◆ Goal ◆
Take the lines beginning with the one that contains "Clone this chart in Plotly." and ending with the one that contains "-2, -1.5, -1, -0.5, 0, 0.5, 1, 1.5, 2]", and set them down exactly. Omit all pictures.

◆ Excerpted data ◆
----------

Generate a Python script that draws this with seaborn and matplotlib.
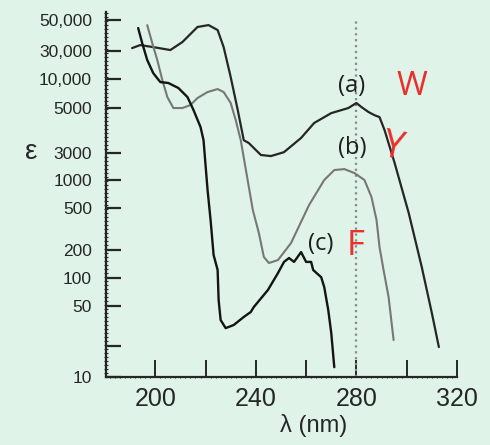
import numpy as np
import pandas as pd
import seaborn as sns
import matplotlib.pyplot as plt
from matplotlib.ticker import FixedLocator, FixedFormatter, NullFormatter

# (a) tryptophan
trp_nm = [190.8, 194.0, 199.2, 206.0, 210.8, 216.8, 221.2, 224.8, 227.2, 230.0,
          232.8, 235.2, 237.2, 242.0, 246.0, 251.2, 258.0, 263.2, 270.0, 276.8,
          280.0, 282.0, 284.8, 287.2, 289.2, 291.2, 295.2, 300.8, 306.0, 310.0, 312.8]
trp_eps = [31500, 33100, 32000, 30500, 34800, 44600, 46000, 42400, 32000, 10800,
           4890, 3470, 3360, 2770, 2650, 3030, 3560, 4220, 4720, 5000,
           5640, 5120, 4780, 4610, 4510, 3890, 2000, 449, 131, 42.7, 19.7]

# (b) tyrosine
tyr_nm = [196.8, 198.8, 200.8, 202.8, 204.8, 207.2, 210.8, 214.0, 216.8, 220.8,
          224.8, 227.2, 230.0, 232.0, 234.0, 238.8, 241.2, 243.2, 245.2, 248.8,
          254.0, 261.2, 267.2, 271.2, 275.2, 279.2, 283.2, 286.0, 288.0, 289.2,
          290.8, 292.8, 294.8]
tyr_eps = [46000, 34200, 21100, 9770, 6500, 5000, 5000, 5370, 6350, 7330,
           7870, 7330, 5640, 4360, 3470, 479, 290, 168, 145, 156,
           233, 540, 1000, 1500, 1560, 1330, 1000, 656, 385, 213,
           122, 62.5, 23.1]

# (c) phenylalanine
phe_nm = [193.2, 194.8, 196.8, 199.2, 202.0, 205.2, 209.2, 212.8, 215.2, 218.0,
          219.2, 220.8, 222.0, 223.2, 224.8, 225.2, 226.0, 228.0, 231.2, 235.2,
          238.0, 239.2, 244.8, 248.8, 251.2, 253.2, 255.2, 258.0, 260.0, 262.0,
          262.8, 266.0, 267.2, 268.8, 270.0, 271.2]
phe_eps = [43800, 34200, 21100, 12600, 9300, 9100, 8070, 6500, 4890, 4030,
           3470, 782, 385, 177, 122, 58, 36.4, 30.3, 32.5, 39,
           43.7, 48.9, 74.3, 113, 149, 164, 149, 190, 149, 149,
           122, 102, 80, 45.7, 27.1, 12.5]

ytick_vals = [10, 20, 50, 100, 200, 500, 1000, 3000, 5000, 10000, 30000, 50000]
ytick_text = ["10", "", "50", "100", "200", "500", "1000", "3000", "5000",
              "10,000", "30,000", "50,000"]
xtick_vals = [200, 220, 240, 260, 280, 300, 320]
xtick_text = ["200", "", "240", "", "280", "", "320"]

# the printed ε axis is not a true log axis; height (px) of each printed value
knot_vals = [1, 10, 50, 100, 200, 500, 1000, 3000, 5000, 10000, 30000, 50000, 100000]
knot_px = [-101.6, 0, 71, 99, 127, 169, 197, 224, 269, 298, 326, 357, 399]
knot_log = np.log10(knot_vals)


def fwd(v):
    v = np.clip(np.asarray(v, dtype=float), 1e-6, None)
    return np.interp(np.log10(v), knot_log, knot_px)


def inv(p):
    return 10 ** np.interp(np.asarray(p, dtype=float), knot_px, knot_log)


sns.set_style("ticks")
plt.rcParams['font.family'] = ['Liberation Sans', 'DejaVu Sans']
bg = "#dff3e8"

fig = plt.figure(figsize=(4.9, 4.45), dpi=100, facecolor=bg)
ax = fig.add_axes([0.2163, 0.1528, 0.7163, 0.820])
ax.set_facecolor(bg)

ax.axvline(280, ymax=0.978, color="#8a8a8a", ls=":", lw=1.6, zorder=1)

df_w = pd.DataFrame({"nm": trp_nm, "eps": trp_eps})
df_y = pd.DataFrame({"nm": tyr_nm, "eps": tyr_eps})
df_f = pd.DataFrame({"nm": phe_nm, "eps": phe_eps})
sns.lineplot(data=df_w, x="nm", y="eps", ax=ax, color="#262626", lw=1.6, sort=False, estimator=None)
sns.lineplot(data=df_y, x="nm", y="eps", ax=ax, color="#777777", lw=1.5, sort=False, estimator=None)
sns.lineplot(data=df_f, x="nm", y="eps", ax=ax, color="#141414", lw=1.7, sort=False, estimator=None)

ax.set_yscale("function", functions=(fwd, inv))
ax.set_ylim(10, 57000)
ax.set_xlim(180.4, 320)

ax.yaxis.set_major_locator(FixedLocator(ytick_vals))
ax.yaxis.set_major_formatter(FixedFormatter(ytick_text))
ax.yaxis.set_minor_locator(FixedLocator(inv(np.arange(0, 366, 4))))
ax.yaxis.set_minor_formatter(NullFormatter())
ax.xaxis.set_major_locator(FixedLocator(xtick_vals))
ax.xaxis.set_major_formatter(FixedFormatter(xtick_text))
ax.xaxis.set_minor_locator(FixedLocator(np.arange(182, 320, 2)))

ax.tick_params(axis="y", which="major", direction="in", length=11, width=1.6,
               pad=10, labelsize=12.5, colors="#262626")
ax.tick_params(axis="y", which="minor", direction="inout", length=3, width=0.8, colors="#262626")
ax.tick_params(axis="x", which="major", direction="in", length=12, width=1.4,
               pad=7, labelsize=18, colors="#262626")
ax.tick_params(axis="x", which="minor", direction="inout", length=2, width=0.7, colors="#262626")
for t in ax.yaxis.get_major_ticks():
    if t.get_loc() == 3000:
        t.tick1line.set_visible(False)

for s in ["top", "right"]:
    ax.spines[s].set_visible(False)
for s in ["left", "bottom"]:
    ax.spines[s].set_linewidth(1.6)
    ax.spines[s].set_color("#262626")

ax.set_xlabel("")
ax.set_ylabel("")
fig.text(0.063, 0.658, "ε", fontsize=20, color="#262626", ha="center", va="center")
fig.text(0.640, 0.043, "λ (nm)", fontsize=17, color="#262626", ha="center", va="center")

lab = dict(transform=ax.transAxes, ha="center", va="center", fontsize=17,
           color="#1e1e1e", family=["Open Sans", "DejaVu Sans"])
ax.text(0.701, 0.797, "(a)", **lab)
ax.text(0.701, 0.627, "(b)", **lab)
ax.text(0.6125, 0.364, "(c)", **lab)

red = dict(transform=ax.transAxes, ha="center", va="center", color="#e8302c",
           family=["Open Sans", "DejaVu Sans"])
ax.text(0.872, 0.795, "W", fontsize=24, **red)
ax.text(0.815, 0.630, "Y", fontsize=27, rotation=-12, **red)
ax.text(0.712, 0.359, "F", fontsize=25, **red)

fig.savefig("out.png", dpi=100, facecolor=bg)
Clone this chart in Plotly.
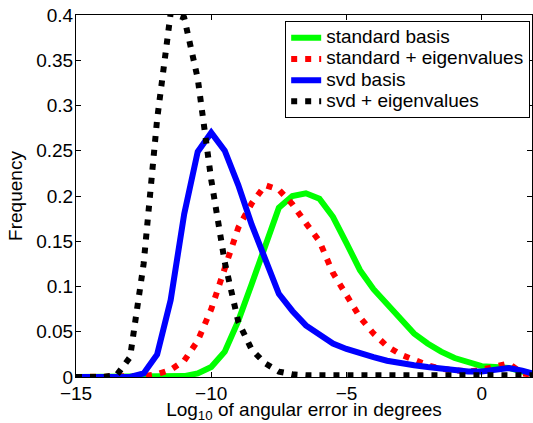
import plotly.graph_objects as go

bins = [-15, -14.5, -14, -13.5, -13, -12.5, -12, -11.5, -11, -10.5, -10, -9.5,
        -9, -8.5, -8, -7.5, -7, -6.5, -6, -5.5, -5, -4.5, -4, -3.5, -3, -2.5,
        -2, -1.5, -1, -0.5, 0, 0.5, 1, 1.5, 2]

standard_basis = [0, 0, 0, 0, 0, 0, 0, 0, 0.001, 0.004, 0.011, 0.028,
                  0.062, 0.103, 0.147, 0.187, 0.200, 0.203, 0.197, 0.177, 0.148, 0.118,
                  0.097, 0.080, 0.063, 0.048, 0.037, 0.028, 0.021, 0.016, 0.012, 0.011,
                  0.010, 0.006, 0.003]

standard_eig = [0, 0, 0, 0, 0, 0.001, 0.003, 0.008, 0.018, 0.040, 0.075, 0.122,
                0.165, 0.192, 0.212, 0.207, 0.191, 0.170, 0.150, 0.115, 0.089, 0.066,
                0.048, 0.034, 0.025, 0.019, 0.013, 0.009, 0.007, 0.006, 0.008, 0.012,
                0.015, 0.004, 0.002]

svd_basis = [0, 0, 0, 0, 0, 0.004, 0.025, 0.085, 0.180, 0.249, 0.270, 0.250,
             0.212, 0.168, 0.128, 0.092, 0.073, 0.057, 0.047, 0.037, 0.031, 0.026,
             0.022, 0.018, 0.015, 0.013, 0.011, 0.009, 0.007, 0.006, 0.006, 0.008,
             0.010, 0.007, 0.003]

svd_eig = [0, 0, 0, 0.002, 0.022, 0.125, 0.285, 0.402, 0.397, 0.330, 0.218, 0.127,
           0.061, 0.030, 0.015, 0.006, 0.003, 0.002, 0.002, 0.002, 0.002, 0.002,
           0.002, 0.002, 0.002, 0.002, 0.002, 0.002, 0.002, 0.002, 0.002, 0.002,
           0.002, 0.002, 0.002]

series_names = ["standard basis", "standard + eigenvalues", "svd basis", "svd + eigenvalues"]

x_ticks = [-15, -10, -5, 0]
y_ticks = [0, 0.05, 0.1, 0.15, 0.2, 0.25, 0.3, 0.35, 0.4]

FONT = "Liberation Sans, Arial, Helvetica, sans-serif"
dots = "6px,8px"


def big(t):
    return '<span style="font-size:19px">' + t + '</span>'


fig = go.Figure()
fig.add_trace(go.Scatter(x=bins, y=standard_basis, mode="lines", name=big(series_names[0]),
                         line=dict(color="#00ff00", width=6)))
fig.add_trace(go.Scatter(x=bins, y=standard_eig, mode="lines", name=big(series_names[1]),
                         line=dict(color="#ff0000", width=6, dash=dots)))
fig.add_trace(go.Scatter(x=bins, y=svd_basis, mode="lines", name=big(series_names[2]),
                         line=dict(color="#0000ff", width=6)))
fig.add_trace(go.Scatter(x=bins, y=svd_eig, mode="lines", name=big(series_names[3]),
                         line=dict(color="#000000", width=6, dash=dots)))

axis_common = dict(showline=True, linecolor="black", linewidth=1, mirror="ticks",
                   ticks="inside", ticklen=5, tickcolor="black", showgrid=False,
                   zeroline=False, tickfont=dict(size=19, color="black", family=FONT))

fig.update_xaxes(range=[-15, 1.86], tickvals=x_ticks, ticklabelstandoff=-1,
                 title=dict(text="Log<sub>10</sub> of angular error in degrees",
                            font=dict(size=19, color="black", family=FONT), standoff=2),
                 **axis_common)
fig.update_yaxes(range=[0, 0.4], tickvals=y_ticks, ticklabelstandoff=-2,
                 title=dict(text="Frequency", font=dict(size=19, color="black", family=FONT),
                            standoff=8),
                 **axis_common)

fig.update_layout(
    width=533, height=423,
    margin=dict(l=76, r=1, t=15, b=46),
    paper_bgcolor="white", plot_bgcolor="white",
    font=dict(family=FONT, size=19, color="black"),
    showlegend=True,
    legend=dict(x=0.996, y=0.983, xanchor="right", yanchor="top",
                bgcolor="white", bordercolor="black", borderwidth=1,
                font=dict(size=14, family=FONT, color="black"),
                tracegroupgap=0, itemwidth=30),
)

fig.write_html("out.html")
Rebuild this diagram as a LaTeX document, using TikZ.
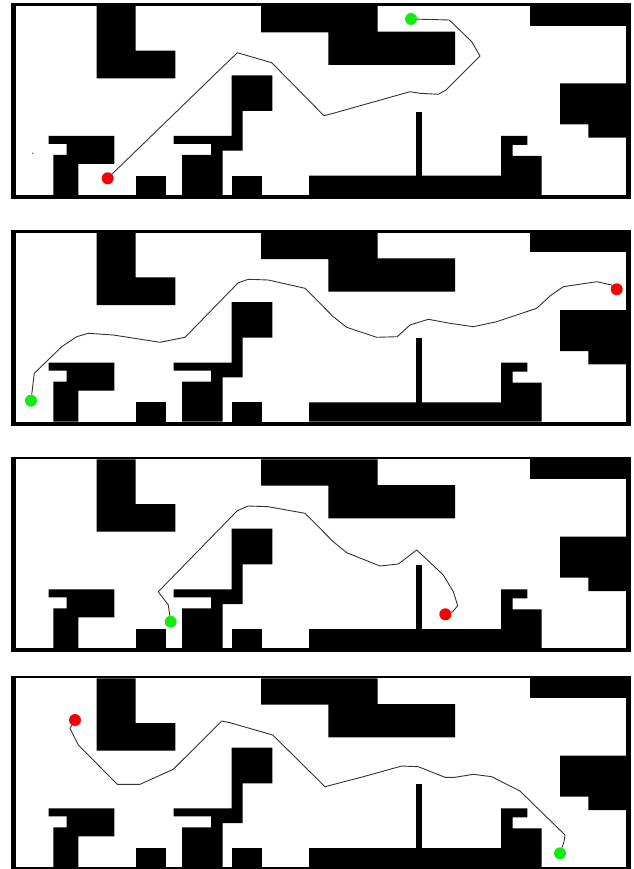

----------

◆ Solved exercise ◆
Clone this chart in Plotly.
import plotly.graph_objects as go

bins = [-15, -14.5, -14, -13.5, -13, -12.5, -12, -11.5, -11, -10.5, -10, -9.5,
        -9, -8.5, -8, -7.5, -7, -6.5, -6, -5.5, -5, -4.5, -4, -3.5, -3, -2.5,
        -2, -1.5, -1, -0.5, 0, 0.5, 1, 1.5, 2]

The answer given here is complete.